| OBJECTIVE |
Provide again, from the entries below, every line from the one containing "Clone this chart in Apache ECharts." through the one containing "var refLine = -35;", exactly as written, and no other line.

____________

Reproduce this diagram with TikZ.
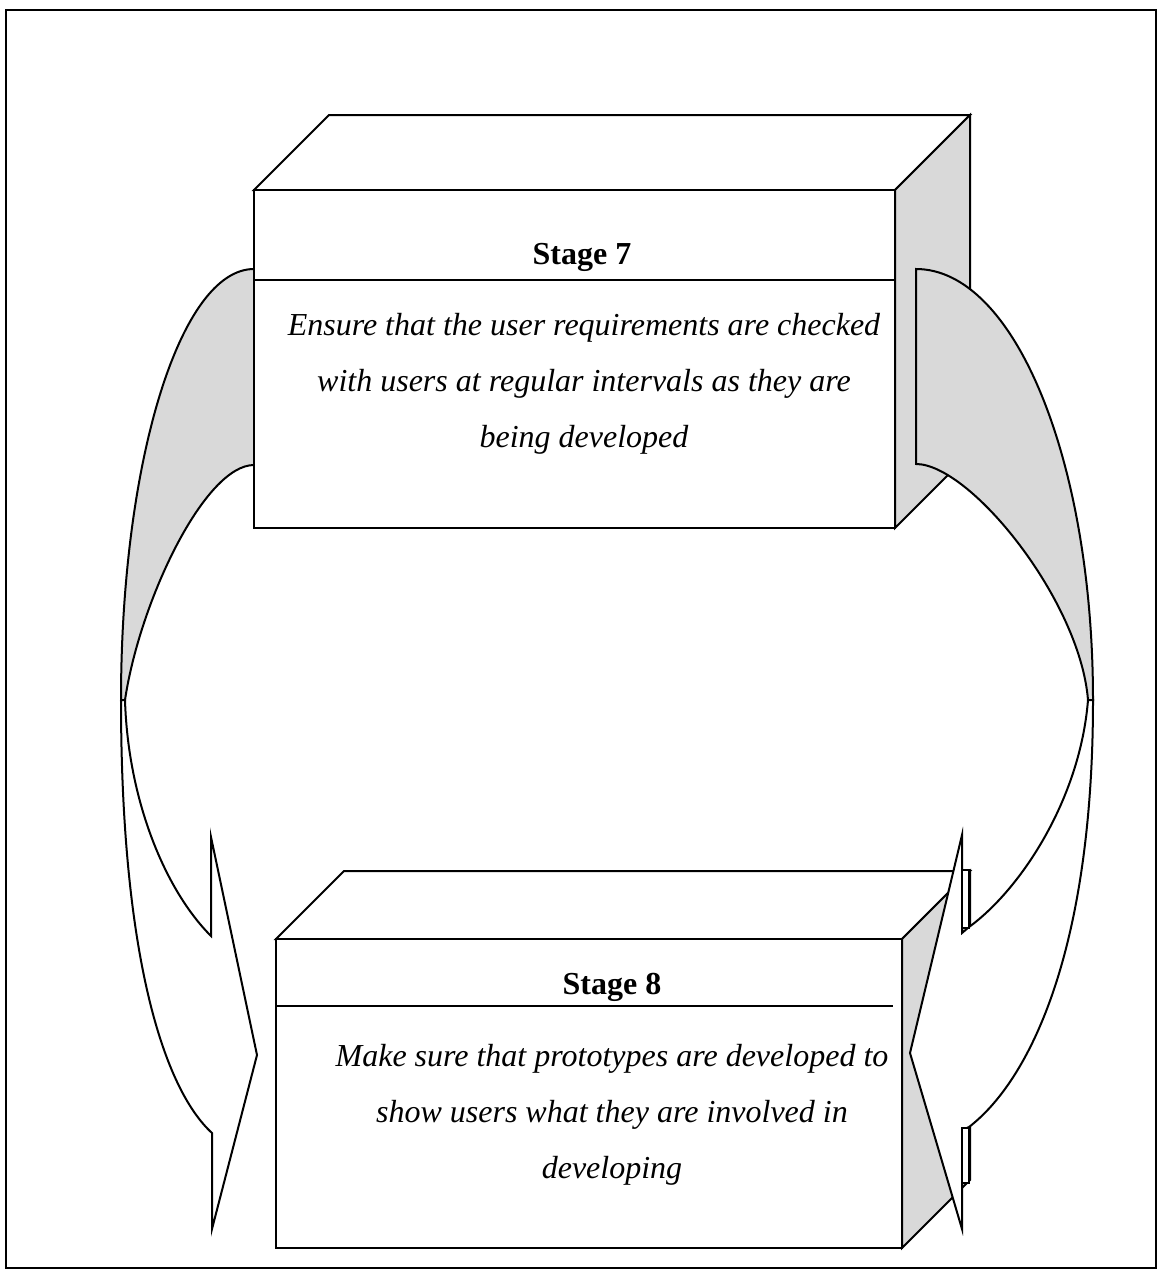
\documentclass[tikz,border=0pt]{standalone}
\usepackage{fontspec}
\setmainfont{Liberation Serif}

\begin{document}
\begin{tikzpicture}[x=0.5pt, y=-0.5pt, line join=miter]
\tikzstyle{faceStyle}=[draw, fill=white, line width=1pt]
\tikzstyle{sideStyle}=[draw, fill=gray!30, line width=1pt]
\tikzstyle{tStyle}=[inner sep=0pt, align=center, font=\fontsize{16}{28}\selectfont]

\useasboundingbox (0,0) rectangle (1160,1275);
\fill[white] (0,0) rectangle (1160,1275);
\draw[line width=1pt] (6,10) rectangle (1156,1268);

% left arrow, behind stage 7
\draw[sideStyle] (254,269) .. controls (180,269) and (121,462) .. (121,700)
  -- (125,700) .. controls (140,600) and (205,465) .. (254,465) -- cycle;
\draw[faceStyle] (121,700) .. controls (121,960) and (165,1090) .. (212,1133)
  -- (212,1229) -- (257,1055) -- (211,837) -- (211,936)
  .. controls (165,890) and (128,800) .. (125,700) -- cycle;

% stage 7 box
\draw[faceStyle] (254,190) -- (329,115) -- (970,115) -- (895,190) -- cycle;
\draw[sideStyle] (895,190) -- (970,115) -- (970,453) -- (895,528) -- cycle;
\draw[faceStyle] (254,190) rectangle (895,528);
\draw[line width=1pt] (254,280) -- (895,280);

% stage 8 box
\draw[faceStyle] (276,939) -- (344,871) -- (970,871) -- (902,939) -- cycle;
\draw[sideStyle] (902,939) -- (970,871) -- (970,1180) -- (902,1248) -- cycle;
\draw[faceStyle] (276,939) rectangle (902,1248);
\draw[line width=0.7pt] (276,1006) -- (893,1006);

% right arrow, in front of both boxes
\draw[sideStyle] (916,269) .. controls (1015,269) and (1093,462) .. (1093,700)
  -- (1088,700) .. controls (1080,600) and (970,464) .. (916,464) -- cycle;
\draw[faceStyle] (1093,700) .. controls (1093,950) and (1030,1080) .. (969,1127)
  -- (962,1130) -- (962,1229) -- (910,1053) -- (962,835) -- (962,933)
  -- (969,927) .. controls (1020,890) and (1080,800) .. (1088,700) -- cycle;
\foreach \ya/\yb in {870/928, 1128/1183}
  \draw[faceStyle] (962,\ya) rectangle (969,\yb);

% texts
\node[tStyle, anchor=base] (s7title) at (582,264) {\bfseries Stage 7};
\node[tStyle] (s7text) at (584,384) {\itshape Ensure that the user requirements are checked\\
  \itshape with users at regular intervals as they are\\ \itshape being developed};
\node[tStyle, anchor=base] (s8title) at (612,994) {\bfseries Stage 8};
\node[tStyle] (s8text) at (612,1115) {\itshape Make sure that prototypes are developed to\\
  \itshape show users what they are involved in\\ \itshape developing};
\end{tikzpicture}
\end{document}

____________

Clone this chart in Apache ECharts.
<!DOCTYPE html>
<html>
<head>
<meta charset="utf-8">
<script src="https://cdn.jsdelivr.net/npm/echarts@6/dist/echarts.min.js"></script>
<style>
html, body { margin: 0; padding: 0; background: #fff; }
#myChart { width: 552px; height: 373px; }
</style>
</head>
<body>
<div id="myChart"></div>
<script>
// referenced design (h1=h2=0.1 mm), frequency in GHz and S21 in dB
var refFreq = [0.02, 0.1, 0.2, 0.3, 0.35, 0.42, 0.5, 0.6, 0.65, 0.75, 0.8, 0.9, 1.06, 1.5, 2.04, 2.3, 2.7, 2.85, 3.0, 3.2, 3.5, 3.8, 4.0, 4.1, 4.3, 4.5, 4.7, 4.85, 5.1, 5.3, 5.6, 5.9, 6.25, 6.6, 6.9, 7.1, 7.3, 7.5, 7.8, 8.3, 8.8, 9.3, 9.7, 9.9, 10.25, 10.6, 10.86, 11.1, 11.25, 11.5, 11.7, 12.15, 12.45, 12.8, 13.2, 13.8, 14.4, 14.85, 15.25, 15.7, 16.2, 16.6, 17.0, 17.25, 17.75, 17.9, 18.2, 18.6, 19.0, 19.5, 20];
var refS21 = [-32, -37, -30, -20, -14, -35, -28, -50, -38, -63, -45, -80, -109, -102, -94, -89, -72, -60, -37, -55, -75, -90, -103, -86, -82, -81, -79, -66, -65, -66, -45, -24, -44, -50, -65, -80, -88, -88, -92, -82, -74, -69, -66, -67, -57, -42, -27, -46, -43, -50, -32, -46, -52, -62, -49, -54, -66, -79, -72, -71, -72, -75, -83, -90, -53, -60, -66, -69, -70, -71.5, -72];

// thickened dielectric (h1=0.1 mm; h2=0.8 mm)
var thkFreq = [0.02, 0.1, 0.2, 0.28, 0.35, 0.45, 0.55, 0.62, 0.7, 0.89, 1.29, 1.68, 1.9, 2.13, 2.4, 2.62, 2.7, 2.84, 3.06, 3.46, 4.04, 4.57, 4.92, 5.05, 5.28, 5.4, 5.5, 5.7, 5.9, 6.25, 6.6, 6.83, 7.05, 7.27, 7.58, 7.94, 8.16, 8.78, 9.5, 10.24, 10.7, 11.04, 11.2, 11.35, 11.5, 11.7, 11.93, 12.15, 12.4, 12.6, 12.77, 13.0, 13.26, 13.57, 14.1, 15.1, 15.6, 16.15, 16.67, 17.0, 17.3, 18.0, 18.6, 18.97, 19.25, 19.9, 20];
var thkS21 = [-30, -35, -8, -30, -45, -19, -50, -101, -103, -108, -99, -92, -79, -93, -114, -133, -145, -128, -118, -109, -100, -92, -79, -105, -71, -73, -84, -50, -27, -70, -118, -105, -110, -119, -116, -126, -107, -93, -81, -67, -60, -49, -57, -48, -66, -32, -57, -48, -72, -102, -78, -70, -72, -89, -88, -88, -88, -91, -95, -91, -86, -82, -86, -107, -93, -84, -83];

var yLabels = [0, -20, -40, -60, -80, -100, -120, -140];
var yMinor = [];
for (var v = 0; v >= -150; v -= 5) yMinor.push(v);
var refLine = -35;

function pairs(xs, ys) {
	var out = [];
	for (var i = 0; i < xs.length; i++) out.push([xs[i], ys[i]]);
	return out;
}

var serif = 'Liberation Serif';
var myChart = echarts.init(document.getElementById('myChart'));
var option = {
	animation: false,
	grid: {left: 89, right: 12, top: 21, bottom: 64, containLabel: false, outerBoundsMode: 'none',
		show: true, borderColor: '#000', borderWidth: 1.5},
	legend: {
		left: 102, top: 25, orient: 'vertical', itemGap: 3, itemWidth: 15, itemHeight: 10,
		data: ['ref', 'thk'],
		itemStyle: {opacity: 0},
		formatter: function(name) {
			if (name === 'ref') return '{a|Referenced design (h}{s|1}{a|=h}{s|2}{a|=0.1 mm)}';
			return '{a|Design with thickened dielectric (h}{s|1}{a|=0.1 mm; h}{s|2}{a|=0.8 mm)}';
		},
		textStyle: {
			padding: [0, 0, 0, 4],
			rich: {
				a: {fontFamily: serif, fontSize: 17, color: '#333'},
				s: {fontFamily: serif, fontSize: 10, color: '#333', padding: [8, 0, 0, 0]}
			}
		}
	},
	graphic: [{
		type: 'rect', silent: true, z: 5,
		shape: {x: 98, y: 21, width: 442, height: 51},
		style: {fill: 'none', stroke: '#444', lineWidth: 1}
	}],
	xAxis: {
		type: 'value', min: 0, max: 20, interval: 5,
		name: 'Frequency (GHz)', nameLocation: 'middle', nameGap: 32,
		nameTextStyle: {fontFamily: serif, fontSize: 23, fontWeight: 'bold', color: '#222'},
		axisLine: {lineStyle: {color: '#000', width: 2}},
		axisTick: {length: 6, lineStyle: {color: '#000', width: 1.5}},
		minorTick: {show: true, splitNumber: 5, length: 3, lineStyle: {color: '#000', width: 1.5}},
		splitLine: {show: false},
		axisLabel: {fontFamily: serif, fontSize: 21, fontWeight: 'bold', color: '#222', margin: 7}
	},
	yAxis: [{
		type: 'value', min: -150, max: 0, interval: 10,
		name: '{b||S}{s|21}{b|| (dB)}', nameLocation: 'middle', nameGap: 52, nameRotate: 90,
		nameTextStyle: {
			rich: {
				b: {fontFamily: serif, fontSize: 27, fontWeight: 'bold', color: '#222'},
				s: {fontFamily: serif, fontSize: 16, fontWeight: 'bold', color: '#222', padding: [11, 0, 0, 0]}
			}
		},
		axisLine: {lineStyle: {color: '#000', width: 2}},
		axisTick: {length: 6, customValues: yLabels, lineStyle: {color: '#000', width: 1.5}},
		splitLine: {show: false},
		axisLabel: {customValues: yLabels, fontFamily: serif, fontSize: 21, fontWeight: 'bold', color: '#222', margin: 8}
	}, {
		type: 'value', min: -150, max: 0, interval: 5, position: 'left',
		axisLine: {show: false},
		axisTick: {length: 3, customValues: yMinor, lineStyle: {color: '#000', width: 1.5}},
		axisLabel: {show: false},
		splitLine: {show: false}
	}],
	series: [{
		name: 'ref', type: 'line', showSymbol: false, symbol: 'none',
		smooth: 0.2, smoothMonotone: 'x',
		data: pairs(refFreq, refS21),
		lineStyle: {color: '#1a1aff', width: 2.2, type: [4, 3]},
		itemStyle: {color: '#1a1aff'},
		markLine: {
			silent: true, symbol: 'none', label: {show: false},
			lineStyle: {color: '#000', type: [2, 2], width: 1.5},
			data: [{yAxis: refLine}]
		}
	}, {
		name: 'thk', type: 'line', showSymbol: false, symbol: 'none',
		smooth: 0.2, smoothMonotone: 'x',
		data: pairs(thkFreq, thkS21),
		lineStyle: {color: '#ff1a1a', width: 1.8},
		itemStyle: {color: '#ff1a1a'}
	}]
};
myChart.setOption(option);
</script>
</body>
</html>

____________

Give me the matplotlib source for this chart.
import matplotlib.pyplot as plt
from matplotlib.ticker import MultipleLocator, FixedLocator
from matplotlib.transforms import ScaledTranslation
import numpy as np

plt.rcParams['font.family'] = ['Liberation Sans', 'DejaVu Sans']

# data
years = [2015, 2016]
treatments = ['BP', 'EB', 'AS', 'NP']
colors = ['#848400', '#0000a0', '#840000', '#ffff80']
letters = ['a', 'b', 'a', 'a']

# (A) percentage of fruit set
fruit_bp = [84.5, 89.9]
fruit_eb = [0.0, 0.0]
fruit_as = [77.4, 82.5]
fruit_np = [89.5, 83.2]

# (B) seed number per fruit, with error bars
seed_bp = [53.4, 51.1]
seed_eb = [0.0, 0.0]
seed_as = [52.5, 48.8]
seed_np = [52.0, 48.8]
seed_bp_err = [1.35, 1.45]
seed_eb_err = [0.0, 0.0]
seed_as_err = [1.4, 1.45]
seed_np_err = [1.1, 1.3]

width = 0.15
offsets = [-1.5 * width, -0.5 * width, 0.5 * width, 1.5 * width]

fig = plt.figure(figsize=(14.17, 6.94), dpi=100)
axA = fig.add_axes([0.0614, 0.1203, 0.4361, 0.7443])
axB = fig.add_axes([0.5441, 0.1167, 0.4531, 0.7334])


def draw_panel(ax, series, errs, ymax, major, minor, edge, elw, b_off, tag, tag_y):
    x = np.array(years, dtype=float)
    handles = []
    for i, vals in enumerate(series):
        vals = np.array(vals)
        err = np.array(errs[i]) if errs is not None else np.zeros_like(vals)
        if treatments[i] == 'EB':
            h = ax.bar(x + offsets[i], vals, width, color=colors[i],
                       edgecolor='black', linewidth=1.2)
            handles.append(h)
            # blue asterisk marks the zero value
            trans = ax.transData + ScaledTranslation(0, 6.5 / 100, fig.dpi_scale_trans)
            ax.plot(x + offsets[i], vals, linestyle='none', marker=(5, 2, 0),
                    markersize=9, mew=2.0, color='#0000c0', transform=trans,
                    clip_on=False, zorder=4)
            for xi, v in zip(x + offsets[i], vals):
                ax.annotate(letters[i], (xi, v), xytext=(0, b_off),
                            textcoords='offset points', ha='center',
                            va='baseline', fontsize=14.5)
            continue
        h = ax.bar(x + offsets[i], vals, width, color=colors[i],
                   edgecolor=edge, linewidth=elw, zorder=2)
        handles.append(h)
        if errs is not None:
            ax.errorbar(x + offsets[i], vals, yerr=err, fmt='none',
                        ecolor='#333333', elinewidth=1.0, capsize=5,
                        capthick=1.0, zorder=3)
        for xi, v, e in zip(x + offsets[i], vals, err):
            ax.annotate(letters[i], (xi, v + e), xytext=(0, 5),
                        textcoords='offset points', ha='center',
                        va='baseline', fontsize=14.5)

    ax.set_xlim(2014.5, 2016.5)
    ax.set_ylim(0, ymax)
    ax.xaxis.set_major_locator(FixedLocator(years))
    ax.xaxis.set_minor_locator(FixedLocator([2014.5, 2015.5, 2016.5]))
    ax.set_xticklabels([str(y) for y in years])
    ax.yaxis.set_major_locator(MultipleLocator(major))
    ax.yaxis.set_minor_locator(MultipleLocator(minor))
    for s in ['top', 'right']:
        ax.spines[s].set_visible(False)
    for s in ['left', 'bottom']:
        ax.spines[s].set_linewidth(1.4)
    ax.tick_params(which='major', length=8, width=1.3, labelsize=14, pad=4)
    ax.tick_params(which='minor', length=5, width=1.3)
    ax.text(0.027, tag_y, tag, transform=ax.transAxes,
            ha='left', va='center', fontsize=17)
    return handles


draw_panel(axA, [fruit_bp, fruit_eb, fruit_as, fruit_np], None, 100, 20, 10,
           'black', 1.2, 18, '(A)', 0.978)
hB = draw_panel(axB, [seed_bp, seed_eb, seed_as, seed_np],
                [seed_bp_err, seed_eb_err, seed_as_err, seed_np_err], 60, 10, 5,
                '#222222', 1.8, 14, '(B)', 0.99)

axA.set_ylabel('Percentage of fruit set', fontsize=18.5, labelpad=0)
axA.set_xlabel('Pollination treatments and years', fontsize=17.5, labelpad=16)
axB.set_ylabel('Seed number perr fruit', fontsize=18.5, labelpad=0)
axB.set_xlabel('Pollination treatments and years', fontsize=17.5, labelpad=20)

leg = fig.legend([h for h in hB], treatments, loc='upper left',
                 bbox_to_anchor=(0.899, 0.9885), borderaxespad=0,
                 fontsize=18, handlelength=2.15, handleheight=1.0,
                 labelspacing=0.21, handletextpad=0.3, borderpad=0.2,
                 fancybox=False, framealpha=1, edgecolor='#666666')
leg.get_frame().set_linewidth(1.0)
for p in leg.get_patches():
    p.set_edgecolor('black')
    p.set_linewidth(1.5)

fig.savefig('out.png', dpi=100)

____________

| OUTPUT |
Clone this chart in Apache ECharts.
<!DOCTYPE html>
<html>
<head>
<meta charset="utf-8">
<script src="https://cdn.jsdelivr.net/npm/echarts@6/dist/echarts.min.js"></script>
<style>
html, body { margin: 0; padding: 0; background: #fff; }
#myChart { width: 552px; height: 373px; }
</style>
</head>
<body>
<div id="myChart"></div>
<script>
// referenced design (h1=h2=0.1 mm), frequency in GHz and S21 in dB
var refFreq = [0.02, 0.1, 0.2, 0.3, 0.35, 0.42, 0.5, 0.6, 0.65, 0.75, 0.8, 0.9, 1.06, 1.5, 2.04, 2.3, 2.7, 2.85, 3.0, 3.2, 3.5, 3.8, 4.0, 4.1, 4.3, 4.5, 4.7, 4.85, 5.1, 5.3, 5.6, 5.9, 6.25, 6.6, 6.9, 7.1, 7.3, 7.5, 7.8, 8.3, 8.8, 9.3, 9.7, 9.9, 10.25, 10.6, 10.86, 11.1, 11.25, 11.5, 11.7, 12.15, 12.45, 12.8, 13.2, 13.8, 14.4, 14.85, 15.25, 15.7, 16.2, 16.6, 17.0, 17.25, 17.75, 17.9, 18.2, 18.6, 19.0, 19.5, 20];
var refS21 = [-32, -37, -30, -20, -14, -35, -28, -50, -38, -63, -45, -80, -109, -102, -94, -89, -72, -60, -37, -55, -75, -90, -103, -86, -82, -81, -79, -66, -65, -66, -45, -24, -44, -50, -65, -80, -88, -88, -92, -82, -74, -69, -66, -67, -57, -42, -27, -46, -43, -50, -32, -46, -52, -62, -49, -54, -66, -79, -72, -71, -72, -75, -83, -90, -53, -60, -66, -69, -70, -71.5, -72];

// thickened dielectric (h1=0.1 mm; h2=0.8 mm)
var thkFreq = [0.02, 0.1, 0.2, 0.28, 0.35, 0.45, 0.55, 0.62, 0.7, 0.89, 1.29, 1.68, 1.9, 2.13, 2.4, 2.62, 2.7, 2.84, 3.06, 3.46, 4.04, 4.57, 4.92, 5.05, 5.28, 5.4, 5.5, 5.7, 5.9, 6.25, 6.6, 6.83, 7.05, 7.27, 7.58, 7.94, 8.16, 8.78, 9.5, 10.24, 10.7, 11.04, 11.2, 11.35, 11.5, 11.7, 11.93, 12.15, 12.4, 12.6, 12.77, 13.0, 13.26, 13.57, 14.1, 15.1, 15.6, 16.15, 16.67, 17.0, 17.3, 18.0, 18.6, 18.97, 19.25, 19.9, 20];
var thkS21 = [-30, -35, -8, -30, -45, -19, -50, -101, -103, -108, -99, -92, -79, -93, -114, -133, -145, -128, -118, -109, -100, -92, -79, -105, -71, -73, -84, -50, -27, -70, -118, -105, -110, -119, -116, -126, -107, -93, -81, -67, -60, -49, -57, -48, -66, -32, -57, -48, -72, -102, -78, -70, -72, -89, -88, -88, -88, -91, -95, -91, -86, -82, -86, -107, -93, -84, -83];

var yLabels = [0, -20, -40, -60, -80, -100, -120, -140];
var yMinor = [];
for (var v = 0; v >= -150; v -= 5) yMinor.push(v);
var refLine = -35;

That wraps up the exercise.